Friday, August 14, 2020

Raising The Bar

I've been able to watch a little Hulu through a friend's subscription.  One of the first things I checked out was the miniseries Horace And Pete.

Creator Louis C. K. dropped Horace And Pete out of nowhere in early 2016.  He shot it secretly and made it available on his website for anyone willing to pay. The ten episodes are of varying length (shortest is 30 minutes, longest, 67 minutes), which helps give it a homemade feeling, as does a willingness to stop the action to allow a character to discuss something for considerable amounts of time.  Louis C. K. was doing his series Louis around the same time.  Louis is a comedy, though it can be very serious, while Horace And Pete is a drama, though it has plenty of humor.

The basic premise is we're at Horace and Pete's bar, a Brooklyn watering hole that's been around for a century, always run by brothers named Horace and Pete.  Louis C. K. is Horace, Steve Buscemi is Pete, Edie Falco is their sister Sylvia and Alan Alda is Uncle Pete, who used to run the bar.
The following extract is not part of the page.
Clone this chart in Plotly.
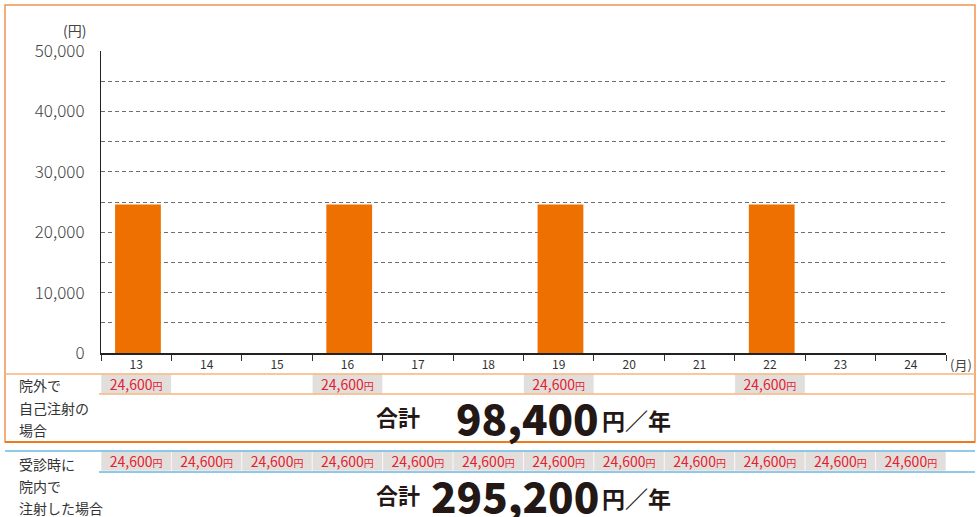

There are also the bar regulars, such as Leon (Steven Wright) and Kurt (Kurt Metzger). There are numerous recurring characters, including Marsha (Jessica Lange), Horace's dad's last partner, Tricia (Maria Dizzia), a woman with Tourettes who met Pete in the mental hospital, and Alice (Aidy Bryant), Horace's estranged daughter. (Mayor De Blasio makes a guest appearance where he actually defends the NYPD, somewhat.  It's also got a theme song written and performed by Paul Simon.)

There are numerous issues the characters have to deal with: Pete has serious mental issues; Horace has relationship problems, new and old; Sylvia has cancer; Uncle Pete is a miserable guy who's hard to deal with; and the bar is run down and perhaps should be sold.

Louis prepared us for Louis C. K.'s vision, so the turn to drama is not that startling.  His willingness to indulge in long monologues, dark stories and cul-de-sac contemplations are given free rein in Horace And Pete.  It makes for compelling moments, but also those where a blue pencil is in order.

Almost all the action takes place at the bar and the rooms above where the characters' live. It's shot like a live show, but done without an audience. In general the acting is fine, and Alan Alda especially stands out (in a part written for Joe Pesci).

While the action may seem almost random at times, it is going somewhere, and I don't want to spoil that.  I'd recommend Horace And Pete.  It's not like anything else on TV, and while it may not have conventional payoffs, it's worth the journey.